De les begon om 19.00. Hij legde dingen uit over klei, interesseerde me eigenlijk niks, over materiaal dat schoongemaakt moest worden, idem, en tamelijk uitgebreid over het feit dat pottenbakken zeer frustrerend was en dat niemand gek op moest kijken als het de eerste les niet zou lukken. Ik dacht: dat zullen we nog wel eens zien, overtuigd door ervaring op andere creatieve gebieden, die lieten zien dat ik geen leerproces nodig had.
Toen we eindelijk achter de draaitafels mochten gaan zitten, was ik al kapot. Van het staan en van het in mijn hoofd tegenspreken en het didactisch anders invullen van de les.
Ahum.
Hij ging rustig door.
Er waren zes stappen te doorlopen en hij legde alle stappen in één keer uit zodat wij bij iedere volgende stap de voorgaande vergaten.
Didactische betweter in mijn hoofd.
Het was inmiddels 20.15. Toen pas mochten we los.
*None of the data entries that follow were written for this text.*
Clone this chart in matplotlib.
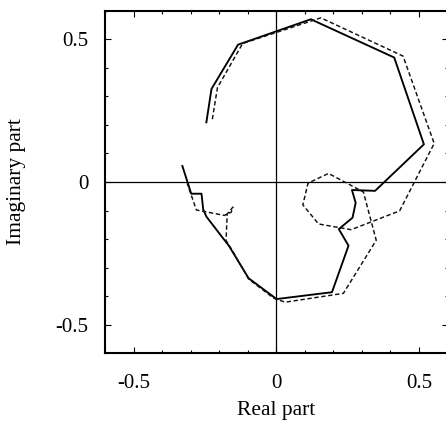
import matplotlib
matplotlib.use("Agg")
import matplotlib.pyplot as plt
from matplotlib.ticker import MultipleLocator, FixedLocator

# Eigenvalue trajectories in the complex plane
solid_re = [-0.245, -0.227, -0.134, 0.121, 0.413, 0.517, 0.346, 0.265, 0.278,
            0.267, 0.219, 0.253, 0.195, 0.001, -0.097, -0.167, -0.192, -0.245,
            -0.256, -0.262, -0.298, -0.329]
solid_im = [0.209, 0.326, 0.481, 0.570, 0.436, 0.132, -0.031, -0.028, -0.073,
            -0.125, -0.165, -0.223, -0.386, -0.410, -0.337, -0.222, -0.190, -0.121,
            -0.096, -0.041, -0.041, 0.056]

dashed_re = [-0.224, -0.206, -0.118, 0.156, 0.444, 0.553, 0.432, 0.262, 0.148,
             0.093, 0.111, 0.183, 0.305, 0.350, 0.235, 0.031, -0.009, -0.097,
             -0.155, -0.176, -0.172, -0.152, -0.158, -0.182, -0.280, -0.312]
dashed_im = [0.220, 0.331, 0.485, 0.575, 0.441, 0.135, -0.101, -0.167, -0.147,
             -0.080, -0.004, 0.030, -0.035, -0.204, -0.390, -0.421, -0.407, -0.340,
             -0.238, -0.205, -0.112, -0.088, -0.106, -0.117, -0.098, -0.005]

major_ticks = [-0.5, 0.0, 0.5]
tick_labels = ["-0.5", "0", "0.5"]

plt.rcParams["font.family"] = ["Liberation Serif", "DejaVu Serif"]

W, H = 446, 423
fig = plt.figure(figsize=(W / 100, H / 100), dpi=100)
left, right, top, bottom = 105, 447.6, 10.7, 353.3
ax = fig.add_axes([left / W, 1 - bottom / H, (right - left) / W, (bottom - top) / H])

ax.axhline(0, color="black", lw=0.9, zorder=1)
ax.axvline(0, color="black", lw=0.9, zorder=1)

ax.plot(solid_re, solid_im, color="black", lw=1.35, zorder=3)
ax.plot(dashed_re, dashed_im, color="#111111", lw=1.05, linestyle=(0, (3, 1.8)), zorder=3)

ax.set_xlim(-0.6, 0.6)
ax.set_ylim(-0.6, 0.6)

for axis in (ax.xaxis, ax.yaxis):
    axis.set_major_locator(FixedLocator(major_ticks))
    axis.set_minor_locator(MultipleLocator(0.1))
ax.set_xticklabels(tick_labels)
ax.set_yticklabels(tick_labels)

ax.tick_params(which="both", direction="in", top=True, right=True, width=0.8,
               labelsize=15)
ax.tick_params(axis="x", which="major", length=4, pad=15)
ax.tick_params(axis="y", which="major", length=4, pad=12)
ax.tick_params(which="minor", length=2)

for sp in ax.spines.values():
    sp.set_linewidth(1.5)

ax.set_xlabel("Real part", fontsize=15.5)
ax.set_ylabel("Imaginary part", fontsize=15.5)
ax.xaxis.set_label_coords(0.499, -0.14)
ax.yaxis.set_label_coords(-0.232, 0.5)

fig.savefig("out.png", dpi=100)
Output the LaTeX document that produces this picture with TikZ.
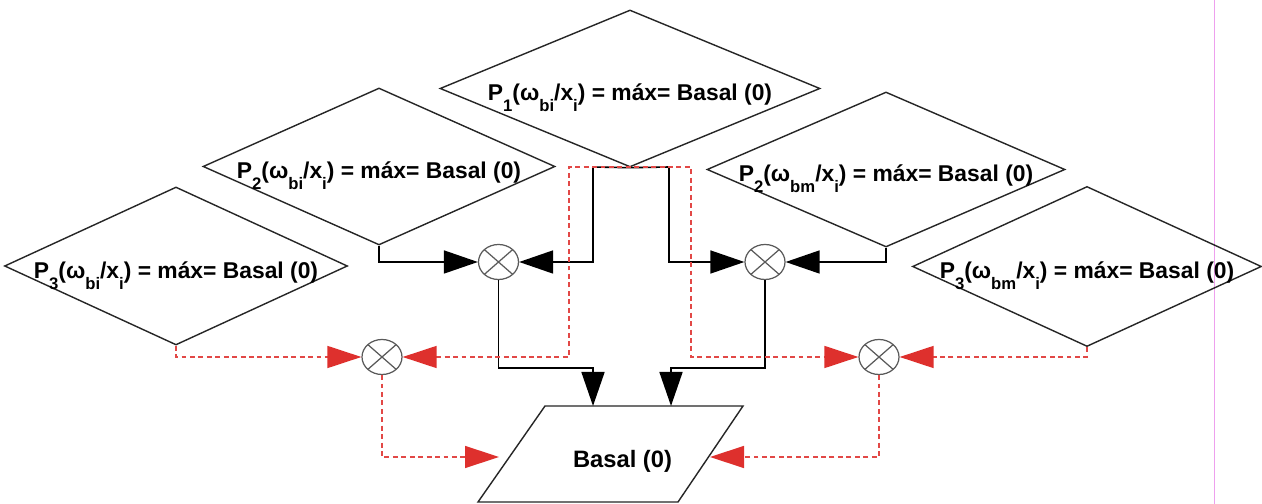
\documentclass[tikz,border=0pt]{standalone}
\usepackage{fontspec}
\setmainfont{Liberation Sans}
\usetikzlibrary{shapes.geometric, arrows.meta, calc}
\definecolor{rojoflecha}{RGB}{222, 48, 45}
\definecolor{rojolinea}{RGB}{226, 72, 70}
\definecolor{grismult}{RGB}{90, 90, 90}
\definecolor{margen}{RGB}{238, 160, 238}
\newcommand{\ind}[1]{\raisebox{-6pt}{\fontsize{9.5}{9.5}\selectfont #1}}

\begin{document}
\begin{tikzpicture}[
  cond/.style={diamond, draw=black!85, line width=0.8pt, inner sep=0pt,
    text height=0.5cm, text depth=0pt, font=\fontsize{13}{15}\selectfont\bfseries},
  mult/.style={ellipse, draw=grismult, line width=0.7pt, inner sep=0pt,
    minimum width=0.8cm, minimum height=0.7cm,
    path picture={\draw[grismult, line width=0.7pt]
      (path picture bounding box.north west) -- (path picture bounding box.south east)
      (path picture bounding box.south west) -- (path picture bounding box.north east);}},
  negra/.style={line width=0.9pt, -{Triangle[length=0.68cm, width=0.46cm]}},
  roja/.style={rojolinea, line width=0.8pt, dash pattern=on 2.8pt off 2pt},
  rflecha/.style={roja, -{Triangle[length=0.68cm, width=0.44cm, color=rojoflecha, fill=rojoflecha]}},
  rdoble/.style={roja, {Triangle[length=0.68cm, width=0.44cm, color=rojoflecha, fill=rojoflecha]}-{Triangle[length=0.68cm, width=0.44cm, color=rojoflecha, fill=rojoflecha]}}
]
  \path[use as bounding box, fill=white] (0,0) rectangle (25.24,10.08);
  % linea del margen
  \draw[margen, line width=0.5pt] (24.28,0) -- (24.28,10.08);

  % condiciones
  \node[cond, shape aspect=2.42, minimum width=7.6cm, minimum height=3.14cm] (p1) at (12.6,8.31)
    {P\ind{1}(ω\ind{bi}/x\ind{i}) = máx= Basal (0)};
  \node[cond, shape aspect=2.24, minimum width=7.04cm, minimum height=3.14cm] (p2bi) at (7.58,6.75)
    {P\ind{2}(ω\ind{bi}/x\ind{i}) = máx= Basal (0)};
  \node[cond, shape aspect=2.17, minimum width=6.86cm, minimum height=3.16cm] (p3bi) at (3.52,4.76)
    {P\ind{3}(ω\ind{bi}/x\ind{i}) = máx= Basal (0)};
  \node[cond, shape aspect=2.31, minimum width=7.16cm, minimum height=3.1cm] (p2bm) at (17.72,6.69)
    {P\ind{2}(ω\ind{bm}/x\ind{i}) = máx= Basal (0)};
  \node[cond, shape aspect=2.18, minimum width=6.86cm, minimum height=3.14cm] (p3bm) at (21.74,4.75)
    {P\ind{3}(ω\ind{bm}/x\ind{i}) = máx= Basal (0)};

  % multiplicadores
  \node[mult] (m1) at (9.97,4.84) {};
  \node[mult] (m2) at (15.3,4.84) {};
  \node[mult] (r1) at (7.64,2.94) {};
  \node[mult] (r2) at (17.58,2.94) {};

  % salida
  \draw[black!85, line width=0.8pt] (9.56,0.04) -- (10.9,1.96) -- (14.86,1.96) -- (13.56,0.04) -- cycle;
  \node[font=\fontsize{13.5}{15}\selectfont\bfseries] (basal) at (12.45,0.85) {Basal (0)};

  \coordinate (b1) at (11.86,6.74);
  \coordinate (b2) at (13.38,6.74);
  \coordinate (q1) at (11.38,6.74);
  \coordinate (q2) at (13.82,6.74);
  \coordinate (c1) at (11.86,2.72);
  \coordinate (c2) at (13.42,2.72);
  \coordinate (t1) at (11.86,1.96);
  \coordinate (t2) at (13.42,1.96);
  \coordinate (e1) at (9.98,0.94);
  \coordinate (e2) at (14.2,0.94);

  % conexiones negras
  \draw[negra] (p2bi.south) |- (m1);
  \draw[negra] (p1.south) -- (b1) |- (m1);
  \draw[negra] (p1.south) -- (b2) |- (m2);
  \draw[negra] (p2bm.south) |- (m2);
  \draw[negra] (m1) |- (c1) -- (t1);
  \draw[negra] (m2) |- (c2) -- (t2);

  % conexiones rojas
  \draw[rdoble] (r1) -| (q1) -- (q2) |- (r2);
  \draw[rflecha] (p3bi.south) |- (r1);
  \draw[rflecha] (p3bm.south) |- (r2);
  \draw[rflecha] (r1) |- (e1);
  \draw[rflecha] (r2) |- (e2);
\end{tikzpicture}
\end{document}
Mijn klei was niet gecentreerd, te nat en vloog letterlijk door de ruimte omdat ik niet snel genoeg de pedaal wist te bedienen. Niet één keer, maar drie keer.
Als het niet lukt om de klei te centreren dan volgt er een onbedoeld schitterend schouwspel van klei die aan het dansen gaat, en er golven ontstaan die als je ze wilt never nooit tevoorschijn tovert. Ik zei dat ik graag met een abstract werk naar huis wilde, maar intussen was ik blij dat niemand de afgelopen 75 minuten in mijn hoofd had kunnen kijken.
Af en toe gluurde ik naar mijn cursusgenoten, slechts één ander maakte er net zo'n puinhoop van als ik. De anderen draaiden met gemak een kopje of schoteltje of iets anders wat ergens op leek. Er werden foto's gemaakt en tevreden geknikt. Zo niet ik.